There are also three Parquet files (sentistrength.parquet, senti4sd.parquet, emoticons.parquet) in the nlp folder containing aggregated data for the corresponding files available in subdirectories.
Finally, the data folder also contains idmerging.parquet and tzhistory.parquet and timestamps.parquet that contain respectively the result of the identity merging, the history of timezones for each (merged) developer and the log of all timestamp activity for each (merged) developer.
The public version of the dataset, only contains anonymized developer information. All fields in commits.parquet, issues.parquet, comments.parquet and idmerging.parquet containing personal information were replaced with SHA1 hashes.
The package folder contains several packages, hosted on different GitHub repositories, and files needed to process the raw data.
MozillaApacheDataset is the main package related to the dataset. It relies on drake, a computation system for data analysis in R similar to the Unix tool make. We build a large drake plan that can be used to automatically figure out which data files are up to date and which needs to (re)generated in case of failure during execution.

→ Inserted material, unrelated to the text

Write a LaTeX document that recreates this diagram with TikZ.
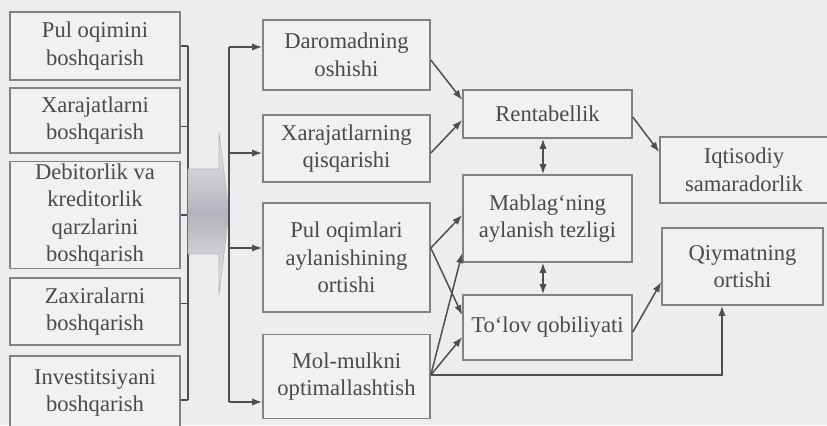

The other packages are dependencies:
- NLoN is the package we developed for identifying which parts of comments are natural language and which are not. This package is already publicly available: https://github.com/M3SOulu/NLoN
- EmoticonFindeR is the package we wrote to detect emoticons and emojis with regular expressions and is also already publicly available: https://github.com/M3SOulu/EmoticonFindeR
- RSentiStrength and RSenti4SD are very simple packages used to instrument SentiStrength and Senti4SD within R: https://github.com/M3SOulu/RSentiStrength and https://github.com/M3SOulu/RSenti4SD.
For simplifying replication, we also provide a Docker image, (hosted on Docker Hub)[https://hub.docker.com/repository/docker/claesmaelick/mozilla-apache-dataset], that contains the packages and all their dependencies already installed. The Dockerfile for building the image is included in the package folder.
The image corresponding to the published paper can be pulled with the command:
docker pull claesmaelick/mozilla-apache-data:msr2020
While the Docker image doesn't include the data itself, a container can be created to acces it with the following bash command:
docker run -d -v $(pwd):/MozillaApacheDataset \
-p 127.0.0.1:42222:22 \
--name mozilla-apache-dataset \
--ulimit stack=16777216:16777216 \
claesmaelick/mozilla-apache-dataset
(The --ulimit argument is necessary so R can process certain comments that are very large.)
Then one can SSH in 127.0.0.1:42222 with the username and password "rstudio" and run R from there and access the data, e.g.:
library(arrow)
read_parquet("/MozillaApacheDataset/timestamps.parquet
The raw and intermediate data files are not included in the dataset, mostly for privacy reasons as they contain fields identifying people.
Nevertherless, this section describes how it can be stored in order to reproduce the processing pipeline leading to the final dataset.
The raw and intermediate data is stored in data/raw and contains the following files:
- Git
- Each Git repository raw data is either stored as a single JSON file raw/git/<source>/<repo>.json or as multiple JSON files in a folder raw/git/<source>/<repo>
- Each JSON file was converted to 2 Parquet tables <filename>_log.parquet and <filename>_diff.parquet
- Jira
- Apache's issue tracker raw data is stored inside raw/jira/apache. Individual folders contain issues specific to one product tag. For example raw/jira/apache/HADOOP contains all JSON files containing issues for Hadoop.
- Each JSON file was converted to 4 Parquet tables: one for the issue meta-data, one for the comments, one for the history of the changes of issue metadata and one for the version tags of the issue. In the current dataset, the two last files aren't used.
- Bugzilla
- Mozilla's issue tracker raw data is stored inside raw/bugzilla/mozilla. Individual folders contain issues specific to one product tag. For example raw/bugzilla/mozilla/Firefox contains all JSON files containing issues for Firefox.
- Each JSON file was converted to 3 Parquet tables: one for the issue meta-data, one for the comments and one for the history of the changes of issue metadata. In the current dataset, the last file isn't used.